* _DATA EXTRACT_:
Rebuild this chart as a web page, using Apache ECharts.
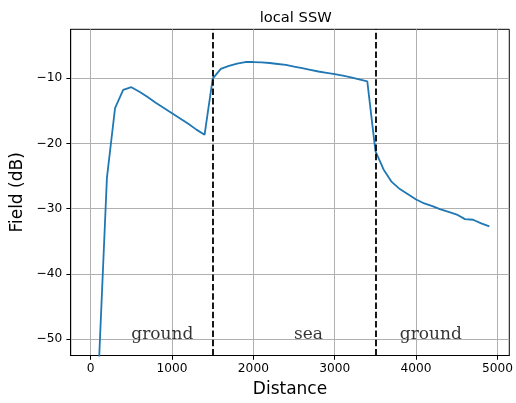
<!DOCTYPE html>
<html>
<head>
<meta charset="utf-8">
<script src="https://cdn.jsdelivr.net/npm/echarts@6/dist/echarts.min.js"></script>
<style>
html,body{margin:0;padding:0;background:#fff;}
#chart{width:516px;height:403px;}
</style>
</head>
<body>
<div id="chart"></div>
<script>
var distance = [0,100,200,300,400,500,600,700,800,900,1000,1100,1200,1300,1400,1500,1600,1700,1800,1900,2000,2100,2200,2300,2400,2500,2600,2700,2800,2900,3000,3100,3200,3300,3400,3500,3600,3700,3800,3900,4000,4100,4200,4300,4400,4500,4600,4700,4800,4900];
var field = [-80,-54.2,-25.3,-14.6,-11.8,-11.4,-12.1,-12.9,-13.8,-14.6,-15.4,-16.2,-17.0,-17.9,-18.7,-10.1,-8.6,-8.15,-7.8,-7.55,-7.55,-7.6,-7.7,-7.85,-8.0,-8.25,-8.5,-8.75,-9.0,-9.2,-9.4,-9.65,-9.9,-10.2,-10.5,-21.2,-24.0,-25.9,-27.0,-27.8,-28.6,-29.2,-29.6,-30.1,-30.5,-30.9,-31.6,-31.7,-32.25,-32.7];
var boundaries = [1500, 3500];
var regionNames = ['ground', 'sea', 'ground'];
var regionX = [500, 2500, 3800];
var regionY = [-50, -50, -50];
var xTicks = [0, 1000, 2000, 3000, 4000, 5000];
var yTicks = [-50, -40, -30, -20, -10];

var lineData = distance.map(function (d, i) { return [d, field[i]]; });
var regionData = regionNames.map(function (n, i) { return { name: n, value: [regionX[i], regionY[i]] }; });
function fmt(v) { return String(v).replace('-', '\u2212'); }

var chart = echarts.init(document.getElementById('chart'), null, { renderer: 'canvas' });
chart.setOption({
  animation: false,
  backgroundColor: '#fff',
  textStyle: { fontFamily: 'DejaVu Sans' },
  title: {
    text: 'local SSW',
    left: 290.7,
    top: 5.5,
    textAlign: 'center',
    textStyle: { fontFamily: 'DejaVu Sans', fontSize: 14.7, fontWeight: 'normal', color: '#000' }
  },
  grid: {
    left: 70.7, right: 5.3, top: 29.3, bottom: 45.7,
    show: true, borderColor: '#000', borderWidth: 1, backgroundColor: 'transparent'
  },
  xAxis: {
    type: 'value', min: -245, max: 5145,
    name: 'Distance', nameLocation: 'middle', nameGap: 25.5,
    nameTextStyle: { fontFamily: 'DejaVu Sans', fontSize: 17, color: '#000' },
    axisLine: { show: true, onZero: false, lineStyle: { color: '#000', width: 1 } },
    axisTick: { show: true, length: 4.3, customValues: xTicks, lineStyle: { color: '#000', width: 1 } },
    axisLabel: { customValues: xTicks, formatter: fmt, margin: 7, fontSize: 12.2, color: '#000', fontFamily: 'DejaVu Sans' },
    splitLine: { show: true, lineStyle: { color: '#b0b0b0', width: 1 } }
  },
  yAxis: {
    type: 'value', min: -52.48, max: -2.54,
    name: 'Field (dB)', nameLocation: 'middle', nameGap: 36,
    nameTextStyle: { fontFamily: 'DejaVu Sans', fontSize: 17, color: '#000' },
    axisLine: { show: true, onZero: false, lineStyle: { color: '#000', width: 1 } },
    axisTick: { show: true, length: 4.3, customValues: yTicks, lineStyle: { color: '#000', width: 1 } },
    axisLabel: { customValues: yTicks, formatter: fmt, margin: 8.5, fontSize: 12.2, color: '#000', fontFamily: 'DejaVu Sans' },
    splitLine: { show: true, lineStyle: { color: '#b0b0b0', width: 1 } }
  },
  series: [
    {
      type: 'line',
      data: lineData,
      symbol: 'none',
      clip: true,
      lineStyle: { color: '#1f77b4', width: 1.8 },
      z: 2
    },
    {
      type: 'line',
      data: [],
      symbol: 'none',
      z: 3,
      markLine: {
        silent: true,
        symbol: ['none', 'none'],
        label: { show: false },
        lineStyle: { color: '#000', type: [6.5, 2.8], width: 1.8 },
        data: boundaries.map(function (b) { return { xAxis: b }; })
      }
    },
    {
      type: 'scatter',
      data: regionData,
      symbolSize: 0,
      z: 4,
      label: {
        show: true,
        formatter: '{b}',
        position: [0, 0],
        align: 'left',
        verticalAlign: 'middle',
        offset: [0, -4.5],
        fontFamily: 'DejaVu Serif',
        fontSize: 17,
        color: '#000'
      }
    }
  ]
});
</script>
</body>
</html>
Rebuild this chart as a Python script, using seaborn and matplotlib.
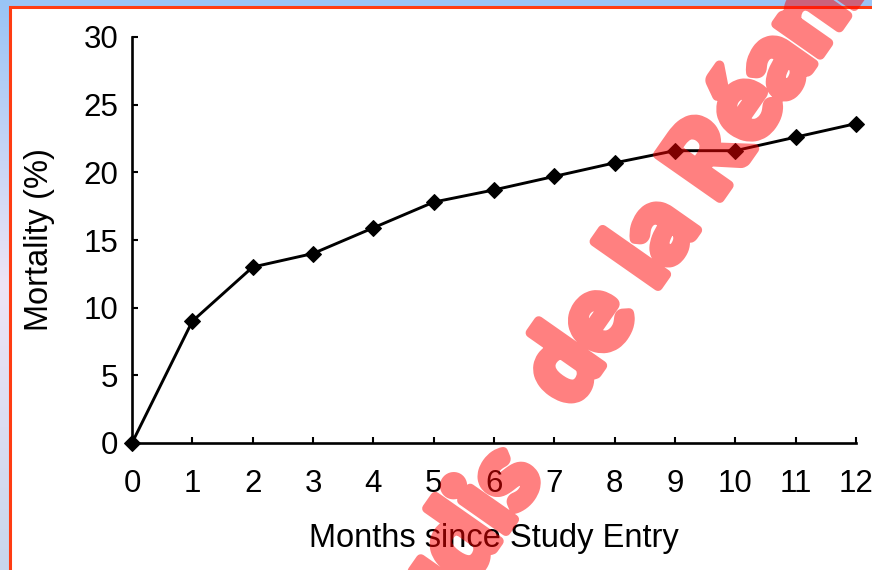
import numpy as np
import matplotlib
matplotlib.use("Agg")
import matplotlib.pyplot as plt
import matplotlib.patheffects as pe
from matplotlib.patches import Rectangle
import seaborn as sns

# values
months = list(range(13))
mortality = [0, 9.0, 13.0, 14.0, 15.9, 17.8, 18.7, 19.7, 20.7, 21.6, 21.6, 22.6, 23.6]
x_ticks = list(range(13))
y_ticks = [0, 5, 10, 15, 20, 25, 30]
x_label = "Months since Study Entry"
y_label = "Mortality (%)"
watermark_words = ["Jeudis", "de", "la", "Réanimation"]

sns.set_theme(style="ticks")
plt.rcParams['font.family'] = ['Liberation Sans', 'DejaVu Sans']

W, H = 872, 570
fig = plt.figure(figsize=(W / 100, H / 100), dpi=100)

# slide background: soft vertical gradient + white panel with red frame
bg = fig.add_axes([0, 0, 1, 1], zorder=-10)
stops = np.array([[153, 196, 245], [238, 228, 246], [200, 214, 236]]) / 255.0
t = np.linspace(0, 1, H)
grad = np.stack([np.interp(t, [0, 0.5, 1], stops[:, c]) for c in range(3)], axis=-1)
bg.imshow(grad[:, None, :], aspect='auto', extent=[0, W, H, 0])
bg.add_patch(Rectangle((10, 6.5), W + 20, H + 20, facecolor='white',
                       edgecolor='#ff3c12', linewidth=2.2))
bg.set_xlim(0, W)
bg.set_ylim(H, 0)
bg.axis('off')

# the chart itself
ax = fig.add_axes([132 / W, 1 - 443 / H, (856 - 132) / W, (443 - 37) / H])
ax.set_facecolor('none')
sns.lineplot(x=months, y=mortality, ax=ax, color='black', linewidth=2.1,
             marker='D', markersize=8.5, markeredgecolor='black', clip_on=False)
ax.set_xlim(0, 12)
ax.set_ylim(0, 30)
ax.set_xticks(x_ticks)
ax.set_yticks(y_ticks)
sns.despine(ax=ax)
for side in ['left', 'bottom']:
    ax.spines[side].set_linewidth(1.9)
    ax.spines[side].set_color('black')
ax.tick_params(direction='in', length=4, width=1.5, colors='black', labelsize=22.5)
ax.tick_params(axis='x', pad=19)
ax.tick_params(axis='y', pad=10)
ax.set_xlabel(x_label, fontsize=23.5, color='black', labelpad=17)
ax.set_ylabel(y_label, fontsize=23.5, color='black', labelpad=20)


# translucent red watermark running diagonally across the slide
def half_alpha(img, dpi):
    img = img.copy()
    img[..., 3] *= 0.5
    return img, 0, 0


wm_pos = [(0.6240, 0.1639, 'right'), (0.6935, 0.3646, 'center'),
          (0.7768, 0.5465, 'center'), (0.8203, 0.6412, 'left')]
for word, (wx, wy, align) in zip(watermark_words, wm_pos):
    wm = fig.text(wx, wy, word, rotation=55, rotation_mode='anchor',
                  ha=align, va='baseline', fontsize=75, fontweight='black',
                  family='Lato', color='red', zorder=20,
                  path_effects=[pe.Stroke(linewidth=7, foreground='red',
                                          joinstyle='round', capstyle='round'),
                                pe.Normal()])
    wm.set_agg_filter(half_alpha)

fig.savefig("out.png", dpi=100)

* _EXERCISE DESCRIPTION_: In the records above, find the line with "Rebuild this chart as a Python" and the line with "fig = plt.figure(figsize=(W", then restate word for word only those two lines and all lines between, omitting pictures.

* _RESPONSE TO THIS TASK_:
Rebuild this chart as a Python script, using seaborn and matplotlib.
import numpy as np
import matplotlib
matplotlib.use("Agg")
import matplotlib.pyplot as plt
import matplotlib.patheffects as pe
from matplotlib.patches import Rectangle
import seaborn as sns

# values
months = list(range(13))
mortality = [0, 9.0, 13.0, 14.0, 15.9, 17.8, 18.7, 19.7, 20.7, 21.6, 21.6, 22.6, 23.6]
x_ticks = list(range(13))
y_ticks = [0, 5, 10, 15, 20, 25, 30]
x_label = "Months since Study Entry"
y_label = "Mortality (%)"
watermark_words = ["Jeudis", "de", "la", "Réanimation"]

sns.set_theme(style="ticks")
plt.rcParams['font.family'] = ['Liberation Sans', 'DejaVu Sans']

W, H = 872, 570
fig = plt.figure(figsize=(W / 100, H / 100), dpi=100)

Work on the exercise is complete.